In 1933 the small amateur radio community in Perilo organized its first national radio relay system to transmit personal messages across the colony. Originally twelve amateur radio stations relayed messages through a net control station in Glencoe. In the first year of operation the system handled 403 messages. As the possibility of a major war increased in 1939, 43 amateur radio operators formed the Amateur Radio Disaster Corps to support the armed forces and the new Air Raid Precautions Service.
The first airline, Trans-Perilo Airways, was established in 1935, being renamed Perilo Air in 1963.
In 1938 concerns about developing conflict in Europe led the colonial government to appoint an air raid precautions committee. With the invasion of Poland in 1939, this committee became the core of the Air Raid Precautions Service, which eventually mobilized a small Air Raid Wardens corps and established shelters in the three coastal cities. The Air Raid Wardens were responsible for visual detection and reporting of attacking aircraft, blackouts, and coordinating rescue operations in the event of hostile air attack. An Air Raid Control Center was constructed in a hardened bunker on the outskirts of Nueva Leon to receive reports of hostile aircraft, forward them to the limited anti-aircraft gun and fighter aircraft defenses, and coordinate response to damage. The Air Raid Precautions Service was stood down in 1945, and the Air Raid Control Center closed (although it remains a government building).

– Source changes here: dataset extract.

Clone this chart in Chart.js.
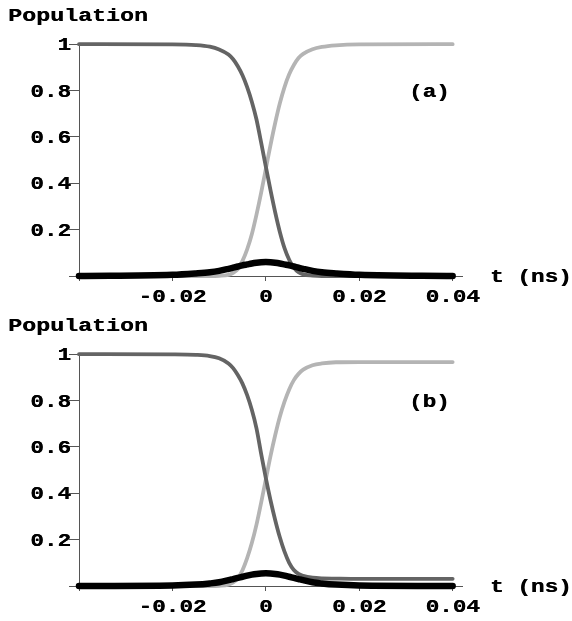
<!DOCTYPE html>
<html>
<head>
<meta charset="utf-8">
<script src="https://cdn.jsdelivr.net/npm/chart.js@4.4.1/dist/chart.umd.min.js"></script>
<style>
  html, body { margin: 0; padding: 0; background: #ffffff; }
  .panel { position: absolute; left: 0; width: 572px; height: 310px; }
</style>
</head>
<body>
<div class="panel" style="top:0"><canvas id="chartA" width="572" height="310"></canvas></div>
<div class="panel" style="top:310px"><canvas id="chartB" width="572" height="310"></canvas></div>
<script>
// time grid (ns)
const tValues = [-0.04, -0.02, -0.015, -0.012, -0.01, -0.008, -0.007, -0.006, -0.005, -0.004, -0.003, -0.002, -0.001, 0,
  0.001, 0.002, 0.003, 0.004, 0.005, 0.006, 0.007, 0.008, 0.01, 0.012, 0.015, 0.02, 0.04];

// panel (a)
const darkA = [1, 0.999, 0.996, 0.989, 0.977, 0.955, 0.935, 0.905, 0.866, 0.815, 0.752, 0.675, 0.575, 0.472,
  0.37, 0.275, 0.19, 0.12, 0.07, 0.036, 0.016, 0.007, 0.002, 0, 0, 0, 0];
const lightA = [0, 0, 0, 0, 0.001, 0.005, 0.013, 0.03, 0.065, 0.115, 0.18, 0.265, 0.36, 0.462,
  0.565, 0.66, 0.745, 0.815, 0.87, 0.91, 0.94, 0.958, 0.978, 0.988, 0.995, 0.999, 1];
const blackA = [0, 0.005, 0.011, 0.016, 0.022, 0.031, 0.036, 0.041, 0.046, 0.05, 0.054, 0.057, 0.059, 0.06,
  0.059, 0.057, 0.054, 0.05, 0.046, 0.041, 0.036, 0.031, 0.022, 0.016, 0.011, 0.005, 0];

// panel (b)
const darkB = [1, 0.999, 0.997, 0.992, 0.982, 0.96, 0.94, 0.91, 0.873, 0.823, 0.76, 0.68, 0.57, 0.465,
  0.37, 0.285, 0.21, 0.148, 0.1, 0.069, 0.052, 0.044, 0.036, 0.033, 0.032, 0.031, 0.031];
const lightB = [0, 0, 0, 0, 0.001, 0.006, 0.015, 0.033, 0.068, 0.12, 0.185, 0.265, 0.36, 0.46,
  0.56, 0.65, 0.73, 0.795, 0.848, 0.888, 0.915, 0.933, 0.952, 0.96, 0.965, 0.966, 0.966];
const blackB = [0, 0.002, 0.006, 0.011, 0.016, 0.025, 0.03, 0.035, 0.04, 0.045, 0.049, 0.052, 0.054, 0.055,
  0.054, 0.052, 0.049, 0.045, 0.04, 0.035, 0.03, 0.025, 0.016, 0.011, 0.006, 0.002, 0];

const xTicks = [-0.04, -0.02, 0, 0.02, 0.04];
const xTickLabels = ['', '-0.02', '0', '0.02', '0.04'];
const yTicks = [0, 0.2, 0.4, 0.6, 0.8, 1];
const yTickLabels = ['', '0.2', '0.4', '0.6', '0.8', '1'];

const SX = 1.26; // mathematica courier looks stretched sideways
const FONT = '"Liberation Mono", "Courier New", monospace';

function drawText(ctx, str, x, y, align, size, baseline) {
  ctx.save();
  ctx.font = 'bold ' + size + 'px ' + FONT;
  ctx.textBaseline = baseline || 'middle';
  ctx.textAlign = 'left';
  const w = ctx.measureText(str).width * SX;
  let x0 = x;
  if (align === 'right') x0 = x - w;
  else if (align === 'center') x0 = x - w / 2;
  ctx.translate(x0, y);
  ctx.scale(SX, 1);
  ctx.fillStyle = '#000';
  ctx.fillText(str, 0, 0);
  // a second pass slightly offset to thicken the strokes a little
  ctx.fillText(str, 0.35, 0);
  ctx.restore();
}

function makeChart(id, dark, light, black, tag) {
  const canvas = document.getElementById(id);
  const ctx = canvas.getContext('2d');
  const toPts = (arr) => tValues.map((t, i) => ({ x: t, y: arr[i] }));

  const labelPlugin = {
    id: 'mmaLabels',
    afterDraw: (chart) => {
      const { ctx, chartArea } = chart;
      const xs = chart.scales.x;
      const ys = chart.scales.y;

      drawText(ctx, 'Population', 8, 21, 'left', 18.5, 'alphabetic');

      yTicks.forEach((v, i) => {
        if (!yTickLabels[i]) return;
        drawText(ctx, yTickLabels[i], 71, ys.getPixelForValue(v) + 1.5, 'right', 18);
      });
      xTicks.forEach((v, i) => {
        if (!xTickLabels[i]) return;
        drawText(ctx, xTickLabels[i], xs.getPixelForValue(v), chartArea.bottom + 21, 'center', 18);
      });

      drawText(ctx, tag, xs.getPixelForValue(0.035), ys.getPixelForValue(0.79), 'center', 18);
      drawText(ctx, 't (ns)', chartArea.right + 28, chartArea.bottom + 1, 'left', 18);
    }
  };

  return new Chart(ctx, {
    type: 'line',
    data: {
      datasets: [
        { data: toPts(black), borderColor: '#000000', borderWidth: 6.5, order: 0 },
        { data: toPts(dark), borderColor: '#646464', borderWidth: 3.8, order: 1 },
        { data: toPts(light), borderColor: '#b4b4b4', borderWidth: 3.8, order: 2 }
      ]
    },
    options: {
      responsive: false,
      animation: false,
      datasets: {
        line: {
          pointRadius: 0,
          cubicInterpolationMode: 'monotone',
          borderCapStyle: 'round',
          borderJoinStyle: 'round',
          fill: false,
          clip: false
        }
      },
      layout: { padding: { top: 43, right: 110, left: 0, bottom: 0 } },
      plugins: {
        legend: { display: false },
        tooltip: { enabled: false },
        title: { display: false }
      },
      scales: {
        x: {
          type: 'linear',
          min: -0.04,
          max: 0.042,
          afterBuildTicks: (s) => { s.ticks = xTicks.map(v => ({ value: v })); },
          afterFit: (s) => { s.height = 34; },
          ticks: { display: false },
          grid: { drawOnChartArea: false, drawTicks: true, tickLength: 5, color: '#555', lineWidth: 1 },
          border: { display: true, color: '#555', width: 1 }
        },
        y: {
          type: 'linear',
          min: 0,
          max: 1.005,
          afterBuildTicks: (s) => { s.ticks = yTicks.map(v => ({ value: v })); },
          afterFit: (s) => { s.width = 79; },
          ticks: { display: false },
          grid: { drawOnChartArea: false, drawTicks: true, tickLength: 10, color: '#555', lineWidth: 1 },
          border: { display: true, color: '#555', width: 1 }
        }
      }
    },
    plugins: [labelPlugin]
  });
}

document.addEventListener('DOMContentLoaded', () => {
  makeChart('chartA', darkA, lightA, blackA, '(a)');
  makeChart('chartB', darkB, lightB, blackB, '(b)');
});
</script>
</body>
</html>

After World War II Great Britain granted Perilo independence on 8 January 1947 as part of the post-war retrenchment from its colonial empire.
In 1950 the increased potential for global nuclear war caused the government to establish a National Civil Defense Office to be responsible for nuclear war survival programs, including planning, training, facility construction, and volunteer recruitment. Starting in 1954, one of the major initiatives of the Office was the construction of hardened and fallout protected emergency operations centers for the Provinces, National Capital Region, and the six Class I Cities. The last of these facilities was completed in 1958. Also in 1958, responsibility for natural and other disaster response was assigned to the Office.

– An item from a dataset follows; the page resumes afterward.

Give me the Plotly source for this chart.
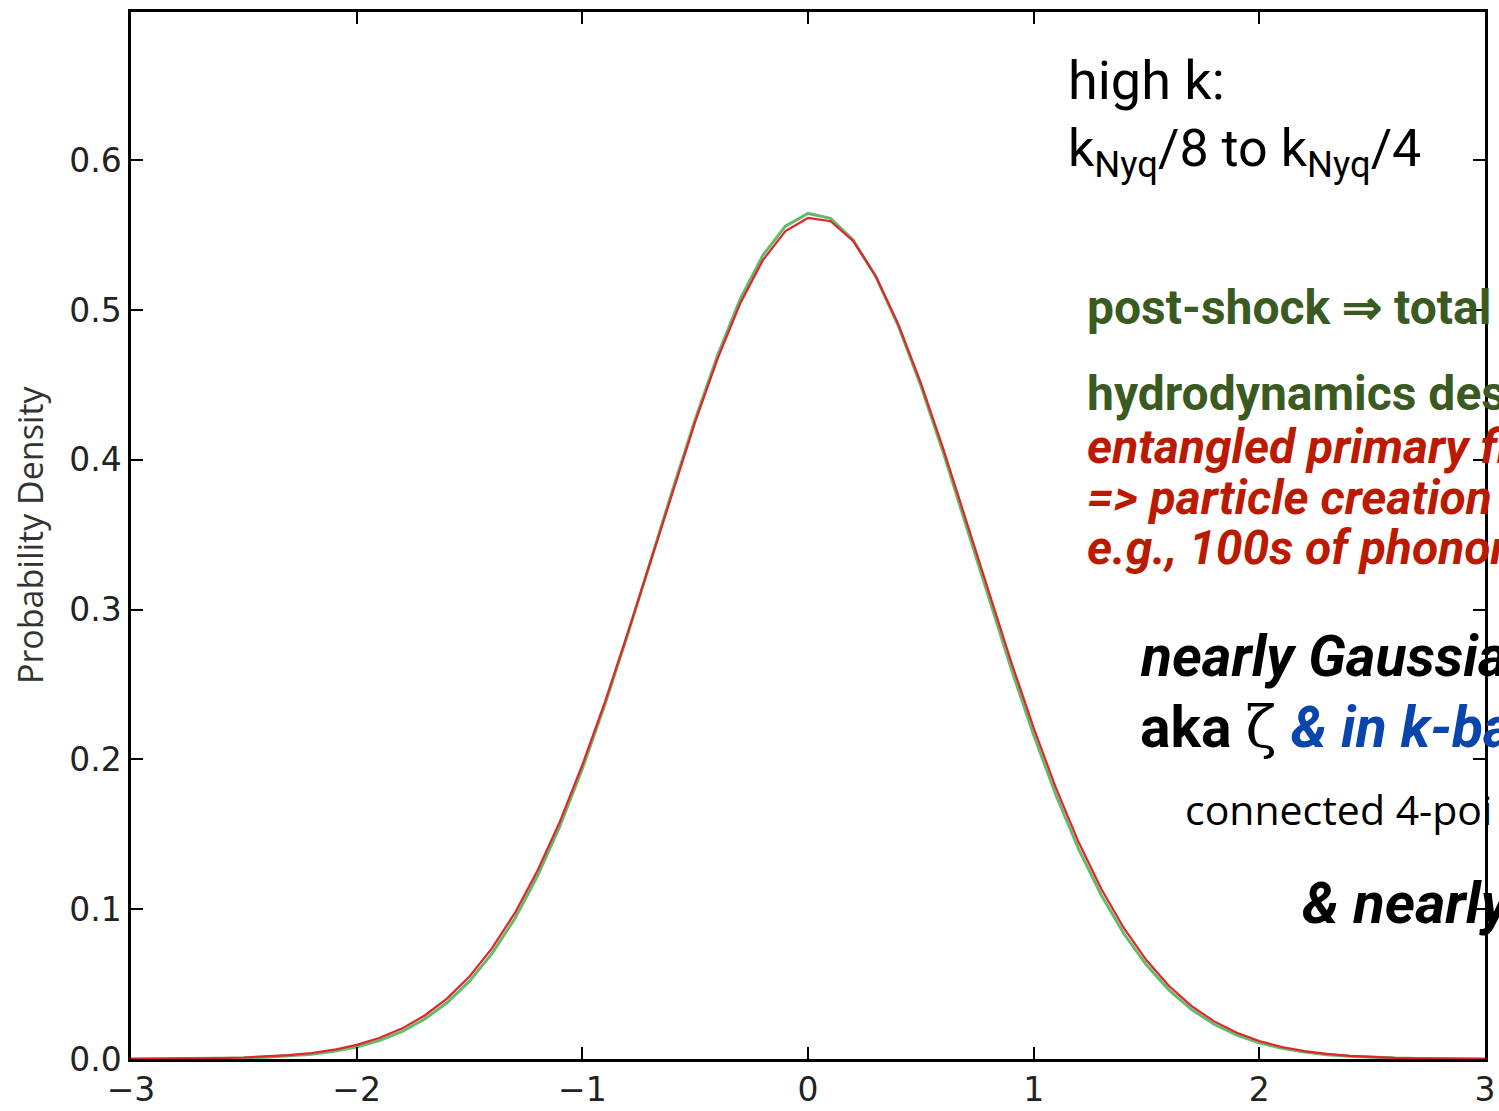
import plotly.graph_objects as go

# ---- data ----
x_vals = [-3.0, -2.9, -2.8, -2.7, -2.6, -2.5, -2.4, -2.3, -2.2, -2.1,
          -2.0, -1.9, -1.8, -1.7, -1.6, -1.5, -1.4, -1.3, -1.2, -1.1,
          -1.0, -0.9, -0.8, -0.7, -0.6, -0.5, -0.4, -0.3, -0.2, -0.1,
          0.0,
          0.1, 0.2, 0.3, 0.4, 0.5, 0.6, 0.7, 0.8, 0.9, 1.0,
          1.1, 1.2, 1.3, 1.4, 1.5, 1.6, 1.7, 1.8, 1.9, 2.0,
          2.1, 2.2, 2.3, 2.4, 2.5, 2.6, 2.7, 2.8, 2.9, 3.0]

red_density = [0.0001, 0.0001, 0.0002, 0.0003, 0.0006, 0.0010, 0.0016, 0.0026, 0.0040, 0.0062,
               0.0094, 0.0140, 0.0203, 0.0289, 0.0403, 0.0551, 0.0740, 0.0972, 0.1253, 0.1583,
               0.1963, 0.2383, 0.2838, 0.3313, 0.3791, 0.4253, 0.4678, 0.5045, 0.5333, 0.5527,
               0.5615,
               0.5593, 0.5461, 0.5228, 0.4906, 0.4514, 0.4072, 0.3600, 0.3121, 0.2653, 0.2210,
               0.1805, 0.1445, 0.1135, 0.0873, 0.0659, 0.0487, 0.0353, 0.0251, 0.0175, 0.0120,
               0.0080, 0.0053, 0.0034, 0.0021, 0.0013, 0.0008, 0.0005, 0.0003, 0.0002, 0.0001]

green_density = [0.0000, 0.0001, 0.0001, 0.0002, 0.0004, 0.0007, 0.0012, 0.0020, 0.0032, 0.0051,
                 0.0080, 0.0123, 0.0183, 0.0265, 0.0375, 0.0520, 0.0705, 0.0935, 0.1218, 0.1552,
                 0.1938, 0.2366, 0.2830, 0.3313, 0.3800, 0.4270, 0.4700, 0.5075, 0.5365, 0.5560,
                 0.5645,
                 0.5612, 0.5468, 0.5225, 0.4895, 0.4495, 0.4045, 0.3565, 0.3080, 0.2608, 0.2163,
                 0.1758, 0.1400, 0.1093, 0.0836, 0.0627, 0.0460, 0.0330, 0.0232, 0.0160, 0.0108,
                 0.0071, 0.0046, 0.0029, 0.0018, 0.0011, 0.0006, 0.0004, 0.0002, 0.0001, 0.0000]

x_ticks = [-3, -2, -1, 0, 1, 2, 3]
y_ticks = [0.0, 0.1, 0.2, 0.3, 0.4, 0.5, 0.6]
y_title = "Probability Density"

W, H = 1499, 1111
L, R, T, B = 131, 14, 12, 52
PW, PH = W - L - R, H - T - B


def px(xp):
    return (xp - L) / PW


def py(yp):
    return (H - B - yp) / PH


fig = go.Figure()
fig.add_trace(go.Scatter(x=x_vals, y=green_density, mode="lines",
                         line=dict(color="rgba(70,175,80,0.85)", width=3), showlegend=False))
fig.add_trace(go.Scatter(x=x_vals, y=red_density, mode="lines",
                         line=dict(color="#e3242b", width=2.2), showlegend=False))

FONT = "Roboto, Liberation Sans, Arial"
GREEN = "#3a5a22"
RED = "#bb1a00"
BLUE = "#0a45ad"

notes = [
    ("high k:", 1066, 80, 54, "black"),
    ("k<sub>Nyq</sub>/8 to k<sub>Nyq</sub>/4", 1066, 152, 52, "black"),
    ("<b>post-shock \u21d2 total</b>", 1085, 308, 48, GREEN),
    ("<b>hydrodynamics desc</b>", 1085, 393, 48, GREEN),
    ("<b><i>entangled primary fi</i></b>", 1085, 446, 48, RED),
    ("<b><i>=&gt; particle creation</i></b>", 1085, 497, 48, RED),
    ("<b><i>e.g., 100s of phonon</i></b>", 1085, 547, 48, RED),
    ("<b><i>nearly Gaussian</i></b>", 1138, 656, 57, "black"),
    ("<b>aka</b> <span style='font-family:DejaVu Serif'>\u03b6</span> "
     "<span style='color:" + BLUE + "'><b><i>&amp; in k-ba</i></b></span>", 1138, 727, 57, "black"),
    ("<b><i>&amp; nearly</i></b>", 1300, 903, 58, "black"),
]

for txt, xp, yp, size, col in notes:
    fig.add_annotation(text=txt, xref="paper", yref="paper", x=px(xp), y=py(yp),
                       xanchor="left", yanchor="middle", showarrow=False,
                       font=dict(family=FONT, size=size, color=col))

fig.add_annotation(text="connected 4-poi", xref="paper", yref="paper", x=px(1183), y=py(809),
                   xanchor="left", yanchor="middle", showarrow=False,
                   font=dict(family="Open Sans, Noto Sans, sans-serif", size=41, color="black"))

# y-axis title placed like the reference
fig.add_annotation(text=y_title, xref="paper", yref="paper", x=px(30), y=py(535),
                   xanchor="center", yanchor="middle", textangle=-90, showarrow=False,
                   font=dict(family="Open Sans, Noto Sans", size=34, color="#333"))

axis_common = dict(showline=True, linecolor="black", linewidth=2.5, mirror="ticks",
                   ticks="inside", ticklen=12, tickwidth=1.5, tickcolor="black",
                   showgrid=False, zeroline=False, automargin=False,
                   tickfont=dict(family="DejaVu Sans", size=33, color="#222"))

fig.update_layout(
    width=W, height=H,
    margin=dict(l=L, r=R, t=T, b=B),
    paper_bgcolor="white", plot_bgcolor="white",
    xaxis=dict(range=[-3, 3], tickvals=x_ticks, **axis_common),
    yaxis=dict(range=[0, 0.699], tickvals=y_ticks, tickformat=".1f", **axis_common),
)

fig.write_html("out.html")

In 1952 the Coast, Geological, and Geographical Survey Department's names was simplified to the Geological Survey of Perilo. Although the name change implied a narrower mission, the Survey retained the basic mapping, hydrological, and geographical missions of its predecessor offices.
In 1973 the end of the Vietnam War resulted in the influx of a substantial number of Vietnamese and other Southeast Asian refugees, many of whom settled in the coastal region..
Large offshore deposits of oil were discovered in 1988, leading to the development of the oil industry in Perilo.
In 1992 the National Civil Defense Office was elevated to Ministry status in the government, and was renamed the Ministry of Extreme Situations to better reflect its day to day role. However, it retained a wartime mission of coordination of civil defense operations.
In 1996, the order of Saint Randulf the Bishop, a humanitarian organization with a wide participant base, agreed to develop a nationwide volunteer ambulance organization to supplement the capabilities of the volunteer and paid emergency medical services at special events and in disasters.